SEATTLE - A federal decree is forcing museums across the country to shut down exhibits and begin the process of returning indigenous artifacts. Reports show two Seattle institutions: The Burke Museum and the Seattle Art Museum, are taking steps towards repatriation.
Community organizer and indigenous woman Colleen Echohawk (Pawnee, Athabascan) tells FOX 13 she’s encouraged by the news.
"People who love museums, they shouldn’t be afraid, and they shouldn’t be upset about this. They should be excited," remarked Echohawk. "Give them the opportunity to take them back."
As CEO of tribally-owned Eighth Generation, Echohawk is on a mission to end the cultural appropriation of indigenous art. Many of the blankets, prints and designs featured in her downtown Seattle store hail from tribal traditions.

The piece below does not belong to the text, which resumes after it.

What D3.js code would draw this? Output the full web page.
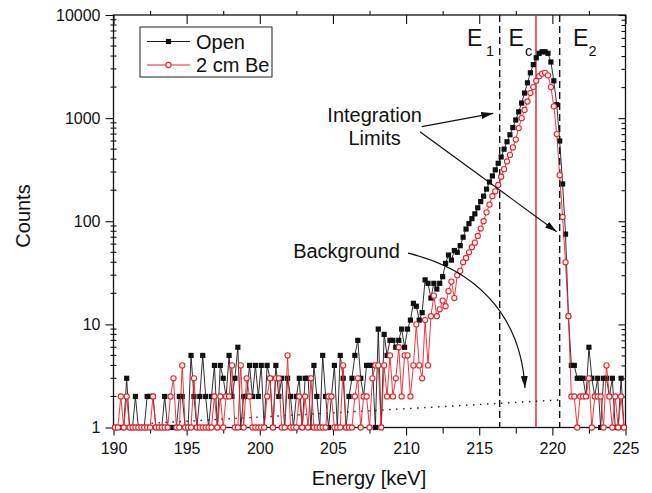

"We have some incredibly beautiful designs here that go right back to some of the very traditional Coast Salish art and design you might see in a museum," said Echohawk.
Right across the street, from Eighth Generation is the Seattle Art Museum. Curators there just announced they removed five cultural jewels from Alaska’s Tlingit tribe from public viewing.
"There’s a cost, there is pain from the tribal communities. So many of the things taken from the native community are family items," explained Echohawk. "Many of them are incredibly sacred."
The moral quandary surrounding the rightful ownership of these cultural treasures has intensified in recent years, prompting international conversations about stolen artifacts. The Metropolitan Museum of Art made headlines by repatriating sixteen sculptures to Cambodia and Thailand, while the British Museum faced controversy over the delayed restitution of the famous Benin Bronzes.
"There’s a lack of funding, there’s a lack of desire to really do it because its hard work," said Echohawk. "So what if it’s hard, let’s do the work, let’s do the right thing."
The U.S. Department of the Interior strengthened the Native American Graves Protection and Repatriation Act (NAGPRA): "The revised regulations streamline requirements for museums and federal agencies to inventory and identify Native American human remains and cultural items in their collections." This new mandate took effect this past January.